In addition, we had the course in reading, which we finished in March 2015. Following some requests at that time, we started a section on educational games, to add the fun into your learning.
As we finally finished the course in website design in the last week of August, we have replaced it with our new course in writing, which I hope will appeal to everybody, from beginners to advanced speakers of English, more precisely to those who want to master the skill of writing in English.
Until I'll have the time to write my e-books from these courses, you can enjoy our past lessons for free, as follows:
Website Design Lessons
Grammar ~ Intensifying Adverbs and Modifiers
We shall jump to a totally different matter today: we'll consider the adverbs that express your heightened emotion in speech is by using intensifying adverbs and modifiers. These are those ‘degree adverbs’ that help intensify the meaning of another word. You can find this lesson on the Intensifying Modifiers page. I do hope you find this useful and by next time I shall prepare some exercises for you to practice this matter.
Writing ~ Essential Requirements for Writing
Let's see what does one need in order to write.
The need to write
One can have everything and even more than it is necessary to write, but if one does not have a deep desire to express oneself, not enough will come out of one’s mind and onto the paper for it to be called writing. To begin to write, one must begin to write – as simple as that. Academic qualifications are not necessary, nor having anybody else’s material. However, you will need vocabulary and your own way about your words, to make it your own style. You will also need some basic equipment, time and space, as explained below.
Some of the best love letters (including published ones), poems and short stories were written in pencil or ink on paper and the truth is that’s the most basic starting point. Shakespeare only had that and he did quite well for himself.
However, nowadays, if you want anybody else to read and assess your writing, it is advisable to have a word processor, either on a computer, laptop or a tablet, together with a printer. If you wish for an editor to view your piece objectively, do not offer it as a handwritten manuscript.
Apart from this, you will need a dictionary. Any typewriter/computer would do, but only the best dictionary you can lay your hands on would do you any justice. This is like the seeds for a gardener – it carries your end product in material ready to germinate: words. Apart from a good dictionary, you can become quite dexterous in using thesauruses, rhyming dictionaries, word-finders – anything that can help by inspiring you, but these are not actually essential. In fact, if you are using them to reduce your own labour, they are actually counter-productive. The advice here is for you to use your words, not other people’s.
Have you ever had this thought in mind, that you want to write so much, but you just cannot find or make the time? Yep! On the other hand, any writer will insist that regular practice, even if it is for minutes, or for a couple of lines, but daily is more valuable than any long time occasionally. The secret is that the more regularly one sits down to write, the more readily words present themselves. To take this idea even further, try to make the regular aspect not just the one related to the day (every day), but also try to settle for writing at the same time every day, if you can. After a short while, your mind will even miss it, if you’re not ready sometimes – try it and see for yourself.
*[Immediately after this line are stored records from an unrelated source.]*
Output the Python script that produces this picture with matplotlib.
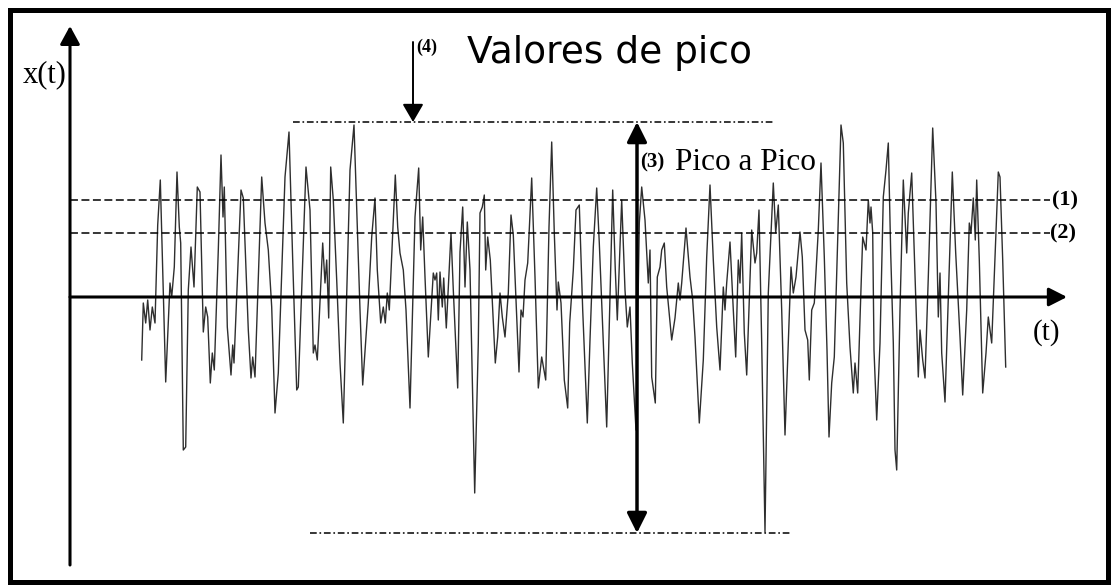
import numpy as np
import matplotlib.pyplot as plt
from matplotlib.patches import Rectangle

# ------------------------------------------------------------------
#  Vibration record x(t): time samples and amplitudes (arbitrary units)
# ------------------------------------------------------------------
t = [71.7, 73.3, 75.7, 77.7, 80, 82.3, 85, 87.7, 90.3, 95.7, 100, 101.7, 104.3,
     107, 109.3, 110.7, 113.3, 115.7, 118.3, 121, 124, 127.3, 130, 133.3, 135.7,
     137.7, 140.3, 142.3, 144.3, 148.3, 151, 153, 154.3, 157.3, 161, 162.7, 164,
     171, 173.3, 178.3, 181, 182.7, 185, 191.7, 195, 198.3, 201.7, 205, 208.3,
     215, 219, 222.7, 226.7, 228.3, 236, 240, 243.3, 245, 247.3, 252.7, 255,
     256.7, 258.7, 260.7, 263.3, 266.7, 270, 273.3, 280, 284, 287.3, 290, 292.7,
     298.3, 301.7, 305, 307.3, 310.7, 313.3, 315.3, 317.3, 319.3, 325.3, 327.7,
     330, 333.3, 336, 340, 345, 348.7, 350.7, 352.7, 355, 358.3,
     363.3, 365, 366.7, 368.3, 370, 372.3, 373.7, 376.3, 381, 383.3, 387.7, 390,
     392.7, 395, 397.3, 400, 404.7, 408.3, 410, 412.3, 414.3, 415.7, 417.7,
     420.3, 425.3, 427.7, 430, 432.3, 435, 438.3, 441, 443.3, 449, 451, 453,
     455, 457.7, 461.7, 465, 468.3, 471.7, 475.7, 479, 481.7, 484.3, 487, 488.3,
     491, 494.3, 497.7, 499.7,
     503.3, 506, 509.3, 512.7, 517.3, 520, 523.3, 526.7, 529.3, 536.7, 540,
     542.7, 545.3, 547.3, 551.7, 555, 557.3, 560, 562.3, 566, 569.3, 571.7, 575,
     578.3, 580, 581.7, 585.3, 587.3, 590, 591.7, 594.3, 596.7, 601.7, 605,
     608.3, 610, 611.7, 616, 620, 622.7, 625, 629.3, 633.3, 636.7, 640, 643.3,
     646.7, 650,
     653.3, 655, 656.7, 660, 663.3, 665.7, 668.3, 670, 671.7, 674.3, 676.7,
     681.7, 685, 686.7, 689, 691.7, 695, 698.3, 703.3, 705.7, 708.3, 711.7, 715,
     718.3, 721, 723.3, 726, 730, 732.3, 735, 737.7, 739.3, 741.7, 744.3, 748.3,
     751, 754.3, 757, 759, 761.7, 764.3, 768.3, 771, 773.3, 776.7, 780, 783.3,
     785, 787.7, 790.3,
     792.7, 796, 798.3, 800, 801, 802.7, 804, 806.7, 810, 813.3, 816, 818.3,
     820.7, 823.3, 825, 826.7, 830, 833.3, 836.7, 838.3, 841.7, 844, 848.3, 850,
     852.7, 855, 858.3, 862.7, 866, 868.3, 870, 871.7, 875, 878.3, 882.3, 885.7,
     890, 892.7, 896.7, 899.3, 901, 903.3, 905.3, 906.7, 909.3, 912.7, 916,
     918.3, 921.7, 928.3, 930, 932.7, 935.7]

x = [-63, -6, -26, -3, -33, -10, -26, 72, 117, -85, 14, 0, 30,
     125, 70, 54, -153, -150, 7, 50, 10, 110, 105, -35, -10,
     -20, -86, -56, -73, 47, 142, 80, 110, -30, -78, -48, -66,
     107, 99, -33, -81, -60, -80, 120, 74, 47, -10, -116, -76,
     120, 165, 37, -93, -90, 130, 87, -56, -48, -63, 54, 14,
     37, -21, 130, 97, 17, -66, -126, 127, 172, 70, -13, -88,
     -6, 60, 99, 27, -26, -10, -26, 4, -13, 122, 70,
     44, 27, -13, -111, 80, 129, 47, 80, 20, -60,
     24, 17, 24, -23, 25, -10, 19, -31, 64, 7, -91, 45,
     90, 10, 75, 27, -196, -46, 84, 90, 102, 27, 60,
     37, -66, -40, 4, -20, -40, 4, 82, 62, -75, -13, -20,
     17, 34, 119, 20, -91, -60, -83, 70, 155, 64, -13, 15,
     -6, -83, -111, -26,
     27, 87, 92, -13, -126, -43, 50, 109, 54, -130, 0,
     107, 27, -23, 97, 7, -30, -10, -66, -133, 74, 110, 77,
     14, 47, -80, -106, 20, 30, 47, 54, 10, -43, -21,
     14, -3, 14, 69, 20, -3, -40, -126, -63, 40, 112, 37,
     -30, -73,
     10, -13, 14, 55, -13, -60, 37, 14, 64, -36, -78,
     67, 34, 44, 87, -46, -235, 4, 114, 64, 92, -13, -138,
     -46, 30, 4, 20, 65, 40, -33, -43, -83, -13, -6, 67,
     134, 40, -53, -140, -86, -60, 80, 172, 154, 14, -50, -96,
     -66, -96, -13,
     60, 47, 97, 74, 90, 64, -53, -123, -46, 100, 127, 154,
     44, -46, -153, -173, -13, 117, 44, 84, 124, 54, -80, -33,
     -63, -81, 20, 169, 94, -20, 24, -56, -105, 0, 125, 44,
     -40, -98, -13, 74, 64, 99, 57, 117, 37, -96, -56,
     -20, -46, 125, 120, 37, -70]

# reference levels (1) and (2), peak levels (dash-dot)
levels = [97, 64]
level_labels = ['(1)', '(2)']
peak_hi = 175
peak_lo = -236

t = np.array(t)
x = np.array(x)

# ------------------------------------------------------------------
fig = plt.figure(figsize=(11.13, 5.85), dpi=100)
ax = fig.add_axes([0, 0, 1, 1])
ax.set_xlim(-70, 1043)
ax.set_ylim(-288, 297)
ax.axis('off')

# outer frame
ax.add_patch(Rectangle((-60, -285), 1098, 572, fill=False, lw=3.6,
                       edgecolor='black', zorder=5))

# signal
ax.plot(t, x, color='#2e2e2e', lw=1.0, zorder=2)

# RMS-type levels
for lev in levels:
    ax.plot([0, 980], [lev, lev], color='black', lw=1.1,
            ls=(0, (5.2, 2.3)), zorder=3)
ax.text(982, levels[0], level_labels[0], fontsize=16, fontweight='bold',
        family='Liberation Serif', ha='left', va='center')
ax.text(980, levels[1], level_labels[1], fontsize=16, fontweight='bold',
        family='Liberation Serif', ha='left', va='center')

# peak levels
dashdot = (0, (4.4, 1.8, 1.1, 1.8))
ax.plot([223, 703], [peak_hi, peak_hi], color='black', lw=1.1, ls=dashdot,
        zorder=3)
ax.plot([240, 722], [peak_lo, peak_lo], color='black', lw=1.1, ls=dashdot,
        zorder=3)

# coordinate axes
ax.annotate('', xy=(0, 271), xytext=(0, -268),
            arrowprops=dict(arrowstyle='-|>,head_length=0.55,head_width=0.3',
                            lw=2.2, color='black', shrinkA=0, shrinkB=0,
                            mutation_scale=20), zorder=4)
ax.annotate('', xy=(997, 0), xytext=(0, 0),
            arrowprops=dict(arrowstyle='-|>,head_length=0.55,head_width=0.28',
                            lw=2.2, color='black', shrinkA=0, shrinkB=0,
                            mutation_scale=20), zorder=4)
ax.text(-47, 215, 'x(t)', fontsize=22, family='Liberation Serif',
        ha='left', va='baseline')
ax.text(963, -36, '(t)', fontsize=21, family='Liberation Serif',
        ha='left', va='center')

# peak-to-peak double arrow
ax.annotate('', xy=(567, peak_hi), xytext=(567, peak_lo),
            arrowprops=dict(arrowstyle='<|-|>,head_length=0.6,head_width=0.3',
                            lw=2.5, color='black', shrinkA=0, shrinkB=0,
                            mutation_scale=20), zorder=4)
ax.text(570, 135, '(3)', fontsize=15, fontweight='bold',
        family='Liberation Serif', ha='left', va='center')
ax.text(605, 127, 'Pico a Pico', fontsize=22.5, family='Liberation Serif',
        ha='left', va='baseline')

# peak value arrow
ax.annotate('', xy=(343, peak_hi), xytext=(343, 255),
            arrowprops=dict(arrowstyle='-|>,head_length=0.55,head_width=0.32',
                            lw=1.4, color='black', shrinkA=0, shrinkB=0,
                            mutation_scale=20), zorder=4)
ax.text(346, 250, '(4)', fontsize=13, fontweight='bold',
        family='Liberation Serif', ha='left', va='center')
ax.text(397, 234, 'Valores de pico', fontsize=27, family='DejaVu Sans',
        ha='left', va='baseline')

fig.savefig('out.png', dpi=100)
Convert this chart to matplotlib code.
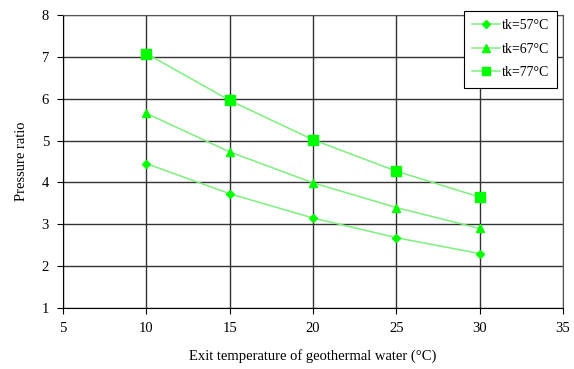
import matplotlib
matplotlib.use("Agg")
import matplotlib.pyplot as plt

plt.rcParams['font.family'] = ['Liberation Serif', 'DejaVu Serif']

x = [10, 15, 20, 25, 30]
tk57 = [4.45, 3.73, 3.15, 2.68, 2.30]
tk67 = [5.65, 4.73, 3.99, 3.40, 2.90]
tk77 = [7.08, 5.96, 5.02, 4.27, 3.65]
labels = ['tk=57°C', 'tk=67°C', 'tk=77°C']
markers = ['D', '^', 's']
msizes = [4, 6, 6.5]

fig = plt.figure(figsize=(5.74, 3.69), dpi=100)
ax = fig.add_axes([63/574, 1-308/369, 500/574, 293/369])

for ys, lab, m, ms in zip([tk57, tk67, tk77], labels, markers, msizes):
    ax.plot(x, ys, color='#7CF07C', lw=1.1, marker=m, ms=ms,
            mfc='#00FF00', mec='#00FF00', label=lab, zorder=3)

ax.set_xlim(5, 35)
ax.set_ylim(1, 8)
ax.set_xticks([5, 10, 15, 20, 25, 30, 35])
ax.set_yticks(range(1, 9))
ax.grid(True, color='#333333', lw=1.0)
for s in ax.spines.values():
    s.set_color('#555555')
ax.spines['left'].set_color('black')
ax.spines['bottom'].set_color('black')
ax.tick_params(direction='out', length=4, labelsize=10.5, color='black', pad=6)
ax.set_xlabel('Exit temperature of geothermal water (°C)', fontsize=10.5, labelpad=10)
ax.set_ylabel('Pressure ratio', fontsize=10.5, labelpad=10)

leg = ax.legend(loc='upper right', bbox_to_anchor=(557/574, 1-11/369), bbox_transform=fig.transFigure,
                borderaxespad=0, fontsize=10, frameon=True, fancybox=False, edgecolor='black',
                framealpha=1, handlelength=2.0, labelspacing=0.75, borderpad=0.6, handletextpad=0.1,
                markerscale=0.9)
leg.get_frame().set_linewidth(0.8)

fig.savefig('out.png', dpi=100)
The best advice to a beginner is to write every day. It doesn’t much matter what and how well, but what matters is to keep the ‘machine’ lubricated by regular use. If a project is on the go (you’re writing a novel or a short story, for example) and you’re stuck, the best approach is to keep writing, even if you only fill in your journal or start writing down your fantasies. If you do get to the stage where you write regularly, you will be amazed how soon the mind will get used to the exercise and will generate your good material.
Claim your time for writing, against anything else that other people think is more important, be realistic about it and soon you’ll realise how the world around you will also adapt to your needs and will come to respect your writing time.
If you don’t have your own writing room, or a hut, or an attic, then try to claim a part of a room and dedicate it for writing, even if it is a particular chair. Every time you use it, that place will become associated with work and your mind will know what’s expected of it and will settle to work with ease once you sit there.
Methods of work
There is no generalization about this aspect – there are as many working styles as writers. During this course, we will suggest some useful exercises. However, only you can find how you work best and what methods you need to use. You can have the best equipment in the world, and great ideas, but if you don’t know how to make the best of it all, you’re still on a quest to discover yourself and the way you work best and that is actually the tipping point.
Without any further ado, I suggest that you take the plunge and get a journal and a commonplace book going. The difference is this: in your journal, you will record your life and vital experiences. Writing in a journal should be spontaneous and innocent – your chronicled experiences should be near to your heart. This is exactly what will help you to find your voice.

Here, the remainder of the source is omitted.